Après 25 ans d’absence, L’opéra de Rennes renoue brillamment avec l’ultime chef-d’œuvre de Mozart dans une version ludique où souffle un vent de joie et de fantaisie.
Sur un carrousel de fête foraine, les Trois Dames sortent tout droit des parapluies de Cherbourg, leur reine est une Calamity Jane survitaminée et les prêtres des émules de Star Trek. Dans cet univers très pop installé par Chantal de La Coste-Messelière – en charge de la scénographie et des costumes – Mathieu Bauer a su trouver un joli équilibre entre la féerie et la dimension initiatique, intellectuelle de la Flûte : le train fantôme et sa Gueule d’Enfer s’avèrent idéaux pour symboliser l’Oeuvre au noir que constituent les épreuves. Des ballons en bouquets accompagnent les Trois Enfants, soulignant leur dimension spirituelle… et servant de supports aux espiègles projections vidéos de Florent Fouquet. Pour illustrer le « Vivat Sarastro », celui-ci officie en grande pompe … à fabriquer des pommes d’amour. Ainsi le fruit de la connaissance se fait clin d’œil gourmand. Autant de références dont la métaphore est parfaitement lisible sans être trop appuyée.
Tout cela est enlevé et joyeux.

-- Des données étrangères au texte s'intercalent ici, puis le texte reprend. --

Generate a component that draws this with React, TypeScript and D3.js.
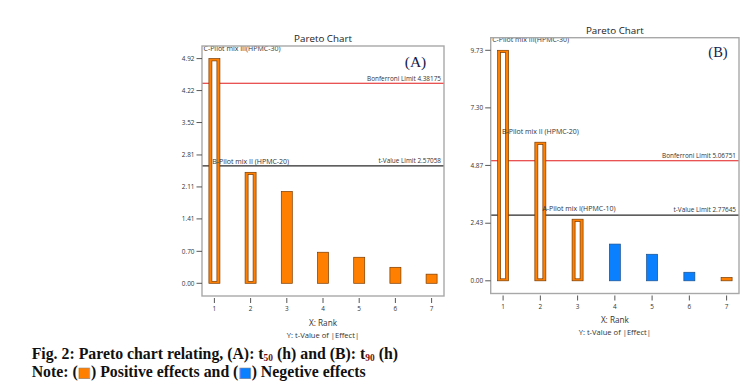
import React from "react";
import * as d3 from "d3";

const ranks = [1, 2, 3, 4, 5, 6, 7];

// (A) t50
const tValuesA = [4.92, 2.43, 2.01, 0.68, 0.57, 0.35, 0.2];
const signsA = ["+", "+", "+", "+", "+", "+", "+"];
const termLabelsA = ["C-Pilot mix III(HPMC-30)", "B-Pilot mix II (HPMC-20)", "", "", "", "", ""];
const yTicksA = [0, 0.7, 1.41, 2.11, 2.81, 3.52, 4.22, 4.92];
const bonferroniA = 4.38175;
const tLimitA = 2.57058;

// (B) t90
const tValuesB = [9.73, 5.85, 2.6, 1.55, 1.12, 0.36, 0.14];
const signsB = ["+", "+", "+", "-", "-", "-", "+"];
const termLabelsB = ["C-Pilot mix III(HPMC-30)", "B-Pilot mix II (HPMC-20)", "A-Pilot mix I(HPMC-10)", "", "", "", ""];
const yTicksB = [0, 2.43, 4.87, 7.3, 9.73];
const bonferroniB = 5.06751;
const tLimitB = 2.77645;

const ORANGE = "#ff8000";
const ORANGE_EDGE = "#7a3a00";
const BLUE = "#0a80ff";
const BLUE_EDGE = "#1c4f8c";
const SANS = "'Open Sans', 'Noto Sans', sans-serif";
const SERIF = "'Liberation Serif', 'DejaVu Serif', serif";

interface Frame {
  left: number;
  right: number;
  top: number;
  bottom: number;
}

interface PanelProps {
  frame: Frame;
  values: number[];
  signs: string[];
  labels: string[];
  yTicks: number[];
  bonferroni: number;
  tLimit: number;
  tag: string;
  tagSize: number;
  tagX: number;
  tagY: number;
}

const Pareto: React.FC<PanelProps> = ({
  frame,
  values,
  signs,
  labels,
  yTicks,
  bonferroni,
  tLimit,
  tag,
  tagSize,
  tagX,
  tagY,
}) => {
  const { left, right, top, bottom } = frame;
  const x = d3.scaleLinear().domain([1, 7]).range([left + 12.4, right - 12.4]);
  const y = d3
    .scaleLinear()
    .domain([0, d3.max(yTicks) ?? 1])
    .range([bottom - 12.7, top + 12.6]);
  const barW = 11;
  const cx = (left + right) / 2;

  return (
    <g>
      <text x={cx} y={top - 3.8} textAnchor="middle" fontSize={9.8} fill="#222" fontFamily={SANS}>
        Pareto Chart
      </text>

      {/* limit lines */}
      <line x1={left} x2={right} y1={y(bonferroni)} y2={y(bonferroni)} stroke="#e31a1a" strokeWidth={1.1} />
      <text x={right - 3} y={y(bonferroni) - 2.6} textAnchor="end" fontSize={6.4} fill="#333" fontFamily={SANS}>
        {`Bonferroni Limit ${bonferroni}`}
      </text>
      <line x1={left} x2={right} y1={y(tLimit)} y2={y(tLimit)} stroke="#2a2a2a" strokeWidth={1.2} />
      <text x={right - 3} y={y(tLimit) - 2.6} textAnchor="end" fontSize={6.4} fill="#333" fontFamily={SANS}>
        {`t-Value Limit ${tLimit}`}
      </text>

      {/* bars: terms kept in the model are drawn hollow */}
      {ranks.map((r, i) => {
        const v = values[i];
        const bx = x(r) - barW / 2;
        const by = y(v);
        const h = y(0) - by;
        const inModel = labels[i] !== "";
        const fill = signs[i] === "+" ? ORANGE : BLUE;
        const edge = signs[i] === "+" ? ORANGE_EDGE : BLUE_EDGE;
        return (
          <g key={`bar-${r}`}>
            <rect x={bx} y={by} width={barW} height={h} fill={fill} stroke={edge} strokeWidth={0.7} />
            {inModel && (
              <rect
                x={bx + 3}
                y={by + 2.3}
                width={barW - 6}
                height={h - 4.3}
                fill="#fff"
                stroke={edge}
                strokeWidth={0.7}
              />
            )}
          </g>
        );
      })}

      {/* term labels */}
      {ranks.map((r, i) => {
        const lbl = labels[i];
        if (!lbl) return null;
        const w = lbl.length * 3.2;
        const lx = Math.max(left + 1.5, x(r) - w / 2);
        return (
          <text key={`lbl-${r}`} x={lx} y={y(values[i]) - 8} fontSize={7} fill="#333" fontFamily={SANS}>
            {lbl}
          </text>
        );
      })}

      {/* frame */}
      <rect
        x={left}
        y={top}
        width={right - left}
        height={bottom - top}
        fill="none"
        stroke="#a8a8a8"
        strokeWidth={1.4}
      />

      {/* y axis */}
      {yTicks.map((t) => (
        <g key={`yt-${t}`}>
          <line x1={left - 5.5} x2={left} y1={y(t)} y2={y(t)} stroke="#444" strokeWidth={0.9} />
          <text
            x={left - 7.5}
            y={y(t) + 2.2}
            textAnchor="end"
            fontSize={6.4}
            fill="#333"
            fontFamily={SANS}
          >
            {t.toFixed(2)}
          </text>
        </g>
      ))}

      {/* x axis */}
      {ranks.map((r) => (
        <g key={`xt-${r}`}>
          <line x1={x(r)} x2={x(r)} y1={bottom + 2} y2={bottom + 7} stroke="#444" strokeWidth={0.9} />
          <text x={x(r)} y={bottom + 15} textAnchor="middle" fontSize={6.4} fill="#333" fontFamily={SANS}>
            {r}
          </text>
        </g>
      ))}
      <text x={cx} y={bottom + 29.5} textAnchor="middle" fontSize={8.2} fill="#333" fontFamily={SANS}>
        X: Rank
      </text>
      <text x={cx} y={bottom + 41.5} textAnchor="middle" fontSize={7.6} fill="#333" fontFamily={SANS}>
        Y: t-Value of |Effect|
      </text>

      <text x={tagX} y={tagY} textAnchor="middle" fontSize={tagSize} fill="#14204a" fontFamily={SERIF}>
        {tag}
      </text>
    </g>
  );
};

const App: React.FC = () => {
  const width = 753;
  const height = 389;
  return (
    <svg
      width={width}
      height={height}
      style={{ position: "absolute", left: 0, top: 0, background: "#fff" }}
    >
      <rect width={width} height={height} fill="#fff" />
      <Pareto
        frame={{ left: 202, right: 444, top: 46, bottom: 296 }}
        values={tValuesA}
        signs={signsA}
        labels={termLabelsA}
        yTicks={yTicksA}
        bonferroni={bonferroniA}
        tLimit={tLimitA}
        tag="(A)"
        tagSize={15.5}
        tagX={415.5}
        tagY={66.5}
      />
      <Pareto
        frame={{ left: 490.7, right: 739, top: 37.7, bottom: 293.5 }}
        values={tValuesB}
        signs={signsB}
        labels={termLabelsB}
        yTicks={yTicksB}
        bonferroni={bonferroniB}
        tLimit={tLimitB}
        tag="(B)"
        tagSize={14.5}
        tagX={718}
        tagY={57}
      />

      <text x={31.7} y={359} fontSize={15.8} fontWeight="bold" fill="#111" fontFamily={SERIF}>
        Fig. 2: Pareto chart relating, (A): t
        <tspan fontSize={9.5} dy={2.4} fill="#7a1010">50</tspan>
        <tspan dy={-2.4}> (h) and (B): t</tspan>
        <tspan fontSize={9.5} dy={2.4} fill="#7a1010">90</tspan>
        <tspan dy={-2.4}> (h)</tspan>
      </text>
      <text x={31.7} y={377} fontSize={15.8} fontWeight="bold" fill="#111" fontFamily={SERIF}>
        Note: (
        <tspan fill={ORANGE} stroke="#888" strokeWidth={0.6} fontSize={14} fontFamily="'DejaVu Sans'">■</tspan>
        ) Positive effects and (
        <tspan fill={BLUE} stroke="#888" strokeWidth={0.6} fontSize={14} fontFamily="'DejaVu Sans'">■</tspan>
        ) Negetive effects
      </text>
    </svg>
  );
};

export default App;
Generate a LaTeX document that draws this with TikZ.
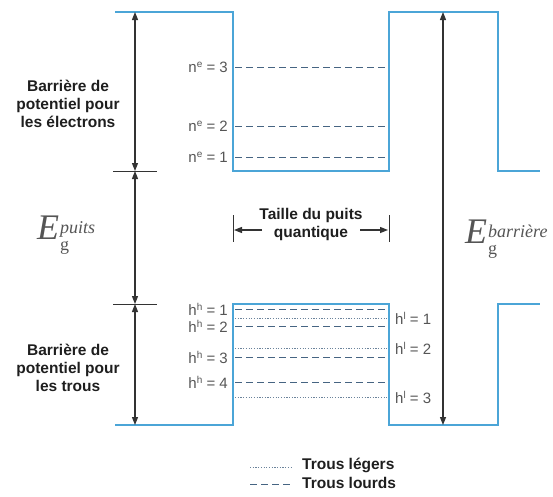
\documentclass[tikz,border=0pt]{standalone}
\usepackage{fontspec}
\setmainfont{Liberation Sans}
\newfontfamily\serif{Liberation Serif}
\usetikzlibrary{arrows.meta}
\definecolor{band}{RGB}{75,165,215}
\definecolor{lvl}{RGB}{70,100,130}
\definecolor{lbl}{RGB}{85,85,85}
\definecolor{txt}{RGB}{30,30,30}
\newcommand{\supx}[1]{\raisebox{5pt}{\fontsize{10}{10}\selectfont #1}}
\newcommand{\egstack}[1]{\raisebox{-3pt}{\fontsize{18}{18}\selectfont\begin{tabular}[c]{@{}l@{}}\itshape #1\\[-1pt]\upshape g\end{tabular}}}
\begin{document}
\begin{tikzpicture}[x=1pt,y=-1pt,
 bandline/.style={band,line width=2pt,line join=miter},
 heavy/.style={lvl,line width=0.9pt,dash pattern=on 7pt off 4pt},
 light/.style={lvl!80,line width=0.9pt,dash pattern=on 1.2pt off 1.5pt},
 dim/.style={black!80,line width=1.3pt,{Triangle[length=8pt,width=6pt]}-{Triangle[length=8pt,width=6pt]}},
 onearrow/.style={black!80,line width=1.3pt,-{Triangle[length=8pt,width=6pt]}},
 tickline/.style={black!80,line width=1pt},
 lvllabel/.style={lbl,font=\fontsize{15}{15}\selectfont,inner sep=0pt},
 block/.style={txt,font=\bfseries\fontsize{15.5}{18}\selectfont,align=center,inner sep=0pt},
 eglabel/.style={lbl,font=\serif\fontsize{36}{36}\selectfont,inner sep=0pt},
]
\useasboundingbox (0,0) rectangle (553,496);
% band profile coordinates
\coordinate (c1) at (115,12); \coordinate (c2) at (233,12);
\coordinate (c3) at (233,171); \coordinate (c4) at (389,171);
\coordinate (c5) at (389,12); \coordinate (c6) at (498,12);
\coordinate (c7) at (498,171); \coordinate (c8) at (540,171);
\coordinate (v1) at (115,425); \coordinate (v2) at (233,425);
\coordinate (v3) at (233,304); \coordinate (v4) at (389,304);
\coordinate (v5) at (389,425); \coordinate (v6) at (498,425);
\coordinate (v7) at (498,304); \coordinate (v8) at (540,304);
% electron levels
\foreach \n/\y in {3/67,2/126,1/157}{
  \coordinate (e\n l) at (235,\y); \coordinate (e\n r) at (388,\y);
  \draw[heavy] (e\n l) -- (e\n r);
  \node[lvllabel,anchor=east] (ne\n) at (228,\y) {n\supx{e} = \n};
}
% heavy holes
\foreach \n/\y in {1/309,2/326,3/357,4/382}{
  \coordinate (hh\n l) at (235,\y); \coordinate (hh\n r) at (388,\y);
  \draw[heavy] (hh\n l) -- (hh\n r);
  \node[lvllabel,anchor=east] (nhh\n) at (228,\y) {h\supx{h} = \n};
}
% light holes
\foreach \n/\y in {1/318,2/348,3/397}{
  \coordinate (hl\n l) at (235,\y); \coordinate (hl\n r) at (388,\y);
  \draw[light] (hl\n l) -- (hl\n r);
  \node[lvllabel,anchor=west] (nhl\n) at (395,\y) {h\supx{l} = \n};
}
% bands
\draw[bandline] (c1) -- (c2) -- (c3) -- (c4) -- (c5) -- (c6) -- (c7) -- (c8);
\draw[bandline] (v1) -- (v2) -- (v3) -- (v4) -- (v5) -- (v6) -- (v7) -- (v8);
% left dimension arrows
\coordinate (a0) at (135,12); \coordinate (a1) at (135,171);
\coordinate (a2) at (135,304); \coordinate (a3) at (135,425);
\coordinate (t1l) at (113,171); \coordinate (t1r) at (157,171);
\coordinate (t2l) at (113,304); \coordinate (t2r) at (157,304);
\draw[dim] (a0) -- (a1);
\draw[dim] (a1) -- (a2);
\draw[dim] (a2) -- (a3);
\draw[tickline] (t1l) -- (t1r);
\draw[tickline] (t2l) -- (t2r);
% right dimension arrow
\coordinate (b0) at (443,12); \coordinate (b1) at (443,425);
\draw[dim] (b0) -- (b1);
% well width
\coordinate (w1t) at (233,215); \coordinate (w1b) at (233,242);
\coordinate (w2t) at (389,215); \coordinate (w2b) at (389,242);
\coordinate (w1s) at (262,230); \coordinate (w1e) at (234,230);
\coordinate (w2s) at (360,230); \coordinate (w2e) at (388,230);
\draw[tickline] (w1t) -- (w1b);
\draw[tickline] (w2t) -- (w2b);
\draw[onearrow] (w1s) -- (w1e);
\draw[onearrow] (w2s) -- (w2e);
\node[block] (taille) at (311,224) {Taille du puits\\quantique};
% text blocks
\node[block] (be) at (68,104) {Barrière de\\potentiel pour\\les électrons};
\node[block] (bt) at (68,368) {Barrière de\\potentiel pour\\les trous};
% energies
\node[eglabel,anchor=west] (egp) at (37,236) {\itshape E\kern1pt\egstack{puits}};
\node[eglabel,anchor=west] (egb) at (465,240) {\itshape E\kern1pt\egstack{barrière}};
% legend
\coordinate (lg1a) at (250,467); \coordinate (lg1b) at (292,467);
\coordinate (lg2a) at (250,484); \coordinate (lg2b) at (292,484);
\draw[light] (lg1a) -- (lg1b);
\draw[heavy] (lg2a) -- (lg2b);
\node[block,anchor=west] (leg1) at (302,465) {Trous légers};
\node[block,anchor=west] (leg2) at (302,483) {Trous lourds};
\end{tikzpicture}
\end{document}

Surtout, l’univers fonctionne de bout en bout, sans lassitude ni redite. Gourmand de mots, familier des patchworks artistiques, le metteur en scène introduit le Singspiel par un tour de piste des protagonistes présentés par Sarastro, Monsieur Loyal omniscient et bonhomme, incarné par le savoureux Nathanaël Tavernier aux graves sonores, aux aigus bien couverts.
Au cours de la soirée, différents dialogues commenteront l’action ou remplaceront l’air souvent coupé qui raconte l’histoire des parents de Pamina et du Sonnenkreis. S’ils n’apportent pas énormément à une œuvre déjà parfaitement cohérente, ils sont amusants et actualisent le propos, comme l’autorise la tradition de la musique légère.
Le metteur en scène vient du monde du théâtre et a dirigé le CDN de Montreuil pendant dix ans. Nous avions déjà pu apprécier son talent dans The Rake’s Progress en 2022-23, une production qui avait remporté le prix du meilleur spectacle lyrique en région décerné par le syndicat professionnel de la critique. Formidable directeur d’acteur, il rythme la soirée tambour battant permettant à chaque chanteur une implication scénique et émotionnelle d’une grande justesse.
Espiègle et touchant, Damien Pass est un merveilleux Papageno au timbre idéal. Truculent et jovial il forme un duo de charme avec la magnifique Pamina d’Elsa Benoit. Le ruban fluide de son soprano ductile se moire de riches harmoniques pour dessiner une silhouette singulièrement émouvante.
Maximilian Mayer est en délicatesse avec les notes hautes dévolues à Tamino mais fait profiter le personnage du beau métal de son ténor lumineux. Bégayant d’abord face à la Reine de la nuit, il prend de l’assurance au fil des épreuves qu’il traverse, les yeux pleins d’innocence.
Face à lui, Florie Valiquette dégage une autorité vocale et et scénique qui font honneur à la Reine de la Nuit. Remplacée par Lila Dufy pour les trois premières représentations, seuls ses contre-fa limites rappellent sa convalescence.
Le ténor clair et rond de Benoît Rameau régale en Monostatos. Tout comme Amandine Ammirati en Papagena ou encore Thomas Coisnon et Paco Garcia, Élodie Hache, Pauline Sikirdji et Laura Jarrell composent Trois Dames d’excellente tenue – même si la seconde a un accent français à couper au couteau dans les passages parlés. Les Trois Enfants issus des rangs de la Maîtrise de Bretagne sont épatants, l’Ensemble Mélisme(s) à l’avenant.
Dans la fosse, Nicolas Ellis, nouveau directeur musical de l’Orchestre National de Bretagne, est au diapason de l’énergie communicative qui se dégage du plateau, avec des tempi très allants. Ses musiciens – en dépit de violons aux attaques un peu imprécises – nous entraînent dans un tourbillon allègre qui distille de subtiles nuances et des suspensions bienvenues dans une vision joliment personnelle, jamais pompeuse, de la partition.
Un spectacle délicieux, qui aura droit, espérons-le à une reprise, à découvrir au Théâtre Graslin de Nantes du 24 mai au 1er juin, à Angers les 16 et 18 juin prochains et gratuitement dans plus de soixante-dix villes de Bretagne et des Pays de la Loire participant à la onzième édition d’Opéra sur écran(s) le mercredi 18 juin à 20h.